Sri Lankan Navy officer (died 1996)

Lieutenant Commander Jude Lakmal De Silva Wijethunge (ජූඩ් ලක්මාල් ද සිල්වා විජේතුංග, died 30 March 1996) was an officer in the Sri Lanka Navy. He was a proud product of Ananda Central College Elpitiya. As a Lieutenant, he commanded the Dvora-class fast patrol boat P458 of the 4th Fast Attack Flotilla. He was posthumously awarded the Parama Weera Vibhushanaya, Sri Lanka's highest military award for gallantry, for his actions on 30 March 1996 in defending a Navy transport from a Sea Tiger attack. As part of an escort to the transport vessel MV Ngarome, Wijethunge fought off repeated attacks until his craft had suffered severe damage including to its engines, and all his crew were incapacitated.
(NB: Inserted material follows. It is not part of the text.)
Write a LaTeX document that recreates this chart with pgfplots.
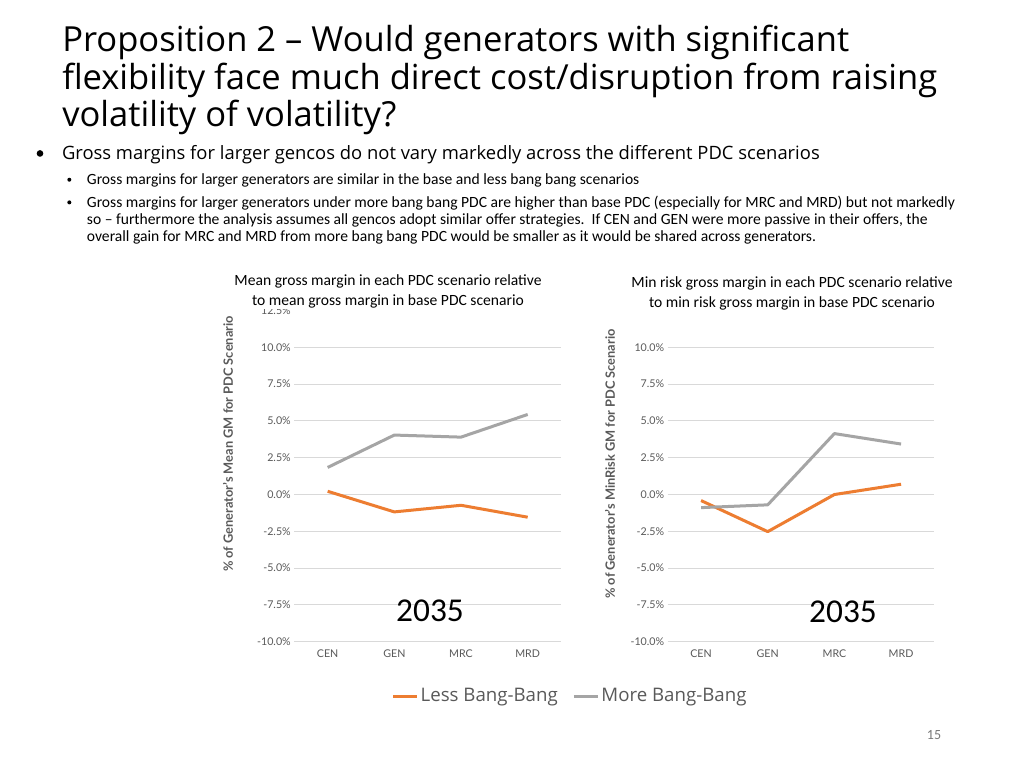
\documentclass[border=0pt]{standalone}
\usepackage{fontspec}
\setmainfont{Lato}
\newfontfamily\osans{Open Sans}
\newfontfamily\carl{Carlito}
\usepackage{pgfplots}
\usepackage{pgfplotstable}
\pgfplotsset{compat=1.18}
\definecolor{lbb}{HTML}{ED7D31}
\definecolor{mbb}{HTML}{A5A5A5}
\definecolor{tickc}{HTML}{595959}
\definecolor{gridc}{HTML}{D9D9D9}

\pgfplotstableread{
x less more
0 0.22 1.84
1 -1.18 4.04
2 -0.73 3.90
3 -1.54 5.44
}\meantab
\pgfplotstableread{
x less more
0 -0.41 -0.89
1 -2.52 -0.70
2 0.00 4.14
3 0.70 3.43
}\mintab

\pgfplotsset{slide/.style={
  scale only axis, width=200pt, height=248.4pt,
  xmin=-0.5, xmax=3.5, ymin=-10, ymax=12.5,
  xtick={0,1,2,3}, xticklabels={CEN,GEN,MRC,MRD},
  ytick={-10,-7.5,-5,-2.5,0,2.5,5,7.5,10},
  yticklabels={-10.0\%,-7.5\%,-5.0\%,-2.5\%,0.0\%,2.5\%,5.0\%,7.5\%,10.0\%},
  ymajorgrids, grid style={gridc, line width=0.75pt},
  axis line style={draw=none}, major tick length=0pt,
  tick label style={font=\fontsize{8}{9.6}\selectfont, text=tickc},
  yticklabel style={anchor=east, inner sep=0pt, xshift=-2.5pt},
  xticklabel style={anchor=base, inner sep=0pt, yshift=-11.8pt},
  every axis plot/.append style={line width=2.25pt, line join=round, no markers},
  clip=false,
}}

\begin{document}
\begin{tikzpicture}
\fill[white] (0,0) rectangle (768pt,576pt);
\path[use as bounding box] (0,0) rectangle (768pt,576pt);

% Left chart
\begin{axis}[slide, at={(220.75pt,94.7pt)}, anchor=south west,
  extra y ticks={12.5}, extra y tick labels={12.5\%}, extra y tick style={grid=none},
  legend columns=2,
  legend style={at={(1.034,-0.164)}, anchor=center, draw=none, fill=none,
    font=\osans\fontsize{14}{17}\selectfont, text=tickc,
    /tikz/every even column/.append style={column sep=9.5pt},
    nodes={inner sep=1.5pt}},
  legend image code/.code={\draw[#1] (0pt,0pt) -- (18pt,0pt);},
]
\addplot[lbb] table[x=x,y=less] {\meantab};
\addlegendentry{Less Bang-Bang}
\addplot[mbb] table[x=x,y=more] {\meantab};
\addlegendentry{More Bang-Bang}
\end{axis}

% Right chart
\begin{axis}[slide, at={(500.8pt,94.7pt)}, anchor=south west]
\addplot[lbb] table[x=x,y=less] {\mintab};
\addplot[mbb] table[x=x,y=more] {\mintab};
\end{axis}

% cover top of 12.5% label (hidden behind the chart title, as in the slide)
\fill[white] (187.5pt,344.5pt) rectangle (228pt,360pt);

% Title
\begin{scope}[every node/.style={anchor=base west, inner sep=0pt, font=\osans\fontsize{25.9}{30}\selectfont}]
\node at (46.5pt,537.2pt) {Proposition 2 – Would generators with significant};
\node at (46.5pt,509.0pt) {flexibility face much direct cost/disruption from raising};
\node at (46.5pt,480.8pt) {volatility of volatility?};
\end{scope}

% Bullets
\fill (30pt,460.9pt) circle (2.5pt);
\node[anchor=base west, inner sep=0pt, font=\osans\fontsize{13.8}{16}\selectfont] at (46.3pt,456.6pt) {Gross margins for larger gencos do not vary markedly across the different PDC scenarios};
\fill (52pt,441.2pt) circle (1.5pt);
\fill (52pt,424.2pt) circle (1.5pt);
\begin{scope}[every node/.style={anchor=base west, inner sep=0pt, font=\carl\fontsize{11.7}{13}\selectfont}]
\node at (65pt,437.4pt) {Gross margins for larger generators are similar in the base and less bang bang scenarios};
\node at (65pt,420.2pt) {Gross margins for larger generators under more bang bang PDC are higher than base PDC (especially for MRC and MRD) but not markedly};
\node at (65pt,407.3pt) {so – furthermore the analysis assumes all gencos adopt similar offer strategies.\ \ If CEN and GEN were more passive in their offers, the};
\node at (65pt,394.6pt) {overall gain for MRC and MRD from more bang bang PDC would be smaller as it would be shared across generators.};
\end{scope}

% Chart titles
\begin{scope}[every node/.style={anchor=base, inner sep=0pt, font=\carl\fontsize{11.7}{13}\selectfont}]
\node at (291pt,361.6pt) {Mean gross margin in each PDC scenario relative};
\node at (291pt,346.8pt) {to mean gross margin in base PDC scenario};
\node at (594pt,360.2pt) {Min risk gross margin in each PDC scenario relative};
\node at (594pt,345.4pt) {to min risk gross margin in base PDC scenario};
\end{scope}

% Y labels
\node[rotate=90, text=tickc, font=\bfseries\fontsize{9.6}{11}\selectfont] at (171pt,243pt) {\% of Generator's Mean GM for PDC Scenario};
\node[rotate=90, text=tickc, font=\bfseries\fontsize{9.6}{11}\selectfont] at (457.5pt,228pt) {\% of Generator's MinRisk GM for PDC Scenario};

% 2035
\node[anchor=base, inner sep=0pt, font=\carl\fontsize{25}{30}\selectfont] at (322.5pt,110pt) {2035};
\node[anchor=base, inner sep=0pt, font=\carl\fontsize{25}{30}\selectfont] at (632.25pt,109.5pt) {2035};

% page number
\node[anchor=base, inner sep=0pt, text=tickc!80, font=\carl\fontsize{10.5}{12}\selectfont] at (700.5pt,21.75pt) {15};
\end{tikzpicture}
\end{document}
Noticing a Sea Tiger suicide boat, Wijethunge maneuvered the P458 to intercept it causing the suicide boat to ram into his vessel. The resulting explosion destroyed both vessels, thereby saving the transport vessel which was the target of the suicide boat. Two members of his crew were later rescued from the waters. He was posthumously promoted to the rank of Lieutenant Commander in addition to receiving the Parama Weera Vibhushanaya, and is Sri Lanka's first naval officer to receive the award.

Wijethunge is one of only two navy recipients of the Parama Weera Vibhushanaya, the other being Chief Petty Officer K. G. Shantha.